Durable Task Framework extension for Azure Functions
MIT License
714 stars 270 forks source link

Orchestrator Instances stuck in Pending state however logs show completed #2306

Closed kanupriya15025 closed 1 year ago

kanupriya15025 commented 1 year ago

Description

We are running some load tests on our function app which requires ~ 1000 workflows running. I noticed that for quite a significant no. of orchestrators, the storage table shows "PENDING" for a long time 30-40mins. However, when searching for logs, it shows that the orchestrator instance completed successfully. But, this execution was also delayed.

Expected behavior

Orchestrator instances should run and finish in time and update their status correctly.

App Details

azure-functions==1.11.2 azure-functions-durable==1.1.6

Screenshots

orchestrator show as pending analytics shows as completed

If deployed to Azure

We have access to a lot of telemetry that can help with investigations. Please provide as much of the following information as you can to help us investigate!

cgillum commented 1 year ago

Hi @kanupriya15025. I took a look at the telemetry we have for Kanupriya_Schedule_Load_30138_11:07:2022:09:30:30 (thanks for providing these details) and I was able to confirm that there was about an 18-minute gap between the time you started this workflow and the time it actually started and transitioned into the Running status.

The thing I noticed was that it seems to be a significant delay for all messaging events that go through your control queues. The work-item queue which is responsible for triggering activity functions has no delays. This makes me feel like the problem has something to do with how your app processes orchestrations. I'm also seeing a significant delay between the time our extension starts running an orchestration and the time the orchestration completes. This should also be close to zero when the system is healthy (assuming your orchestrator is following all expected rules about not doing I/O, etc.).

You mentioned that this is a Python app. Which version of Python are you using? My best guess at this point is that you're using one of the older versions, which has very strict concurrency limits enabled. This is the most common cause for the exact behavior you're seeing. More information on this can be found here.

If after researching your concurrency settings you're still not able to resolve this issue, I suggest opening a support ticket with Azure Functions. An engineer should be able to dig further into your case to understand what's happening.

kanupriya15025 commented 1 year ago

Thanks @cgillum. It was my bad that the configuration for autoscaling was disabled on my app. After enabling that issue went away. However, after that there's another issue that started propagating.

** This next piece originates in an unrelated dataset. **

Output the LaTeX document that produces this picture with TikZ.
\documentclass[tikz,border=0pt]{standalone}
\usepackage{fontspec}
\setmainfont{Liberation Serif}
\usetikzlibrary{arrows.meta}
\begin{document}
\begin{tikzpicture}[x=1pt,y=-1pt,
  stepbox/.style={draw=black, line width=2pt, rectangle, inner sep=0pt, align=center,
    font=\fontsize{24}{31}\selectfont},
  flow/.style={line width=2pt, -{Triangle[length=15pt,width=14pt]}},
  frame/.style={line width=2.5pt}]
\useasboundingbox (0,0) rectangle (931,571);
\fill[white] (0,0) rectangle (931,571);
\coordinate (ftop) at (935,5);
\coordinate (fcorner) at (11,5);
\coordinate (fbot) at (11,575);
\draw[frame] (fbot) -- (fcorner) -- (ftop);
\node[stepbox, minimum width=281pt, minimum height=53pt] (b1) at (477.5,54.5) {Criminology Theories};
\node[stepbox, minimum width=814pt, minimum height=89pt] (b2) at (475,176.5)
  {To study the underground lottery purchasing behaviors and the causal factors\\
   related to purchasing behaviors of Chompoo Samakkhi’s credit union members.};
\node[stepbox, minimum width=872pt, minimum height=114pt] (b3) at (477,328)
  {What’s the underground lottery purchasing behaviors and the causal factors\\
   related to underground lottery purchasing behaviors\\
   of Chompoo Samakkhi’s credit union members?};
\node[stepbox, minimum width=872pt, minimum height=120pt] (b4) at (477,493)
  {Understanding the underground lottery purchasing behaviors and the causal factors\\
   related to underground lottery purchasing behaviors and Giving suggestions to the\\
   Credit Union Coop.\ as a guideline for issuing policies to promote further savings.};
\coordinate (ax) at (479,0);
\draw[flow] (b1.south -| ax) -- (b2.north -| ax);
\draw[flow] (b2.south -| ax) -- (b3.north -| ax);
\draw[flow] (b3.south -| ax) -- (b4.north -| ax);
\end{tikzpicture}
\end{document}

Storage shows running but actually completed

Now some of the tasks are stuck in running state in storage table even though they are complete. Attaching a screenshot for the same.

cgillum commented 1 year ago

Thanks for confirming, @kanupriya15025.

The new issue you're describing is commonly seen when tasks are started in an orchestrator function but not completed. For example, if you have a durable timer, an activity, or a sub-orchestrator task that was started and not yielded (or canceled, int he case of durable timers), then the orchestration will remain in the Running state until those tasks have completed in the background. We mention this in the context of timers in our documentation here.

Could this be the cause of the issue you're seeing?

kanupriya15025 commented 1 year ago

@cgillum In my case, we are using "yield" before calling all timers. eg : yield context.create_timer(next_wait_time)

Is that correct?

davidmrdavid commented 1 year ago

@kanupriya15025: That yield seems fine. However, are you cancelling those timers in case they don't fire prior to the orchestrator returning?

davidmrdavid commented 1 year ago

Closing due to inactivity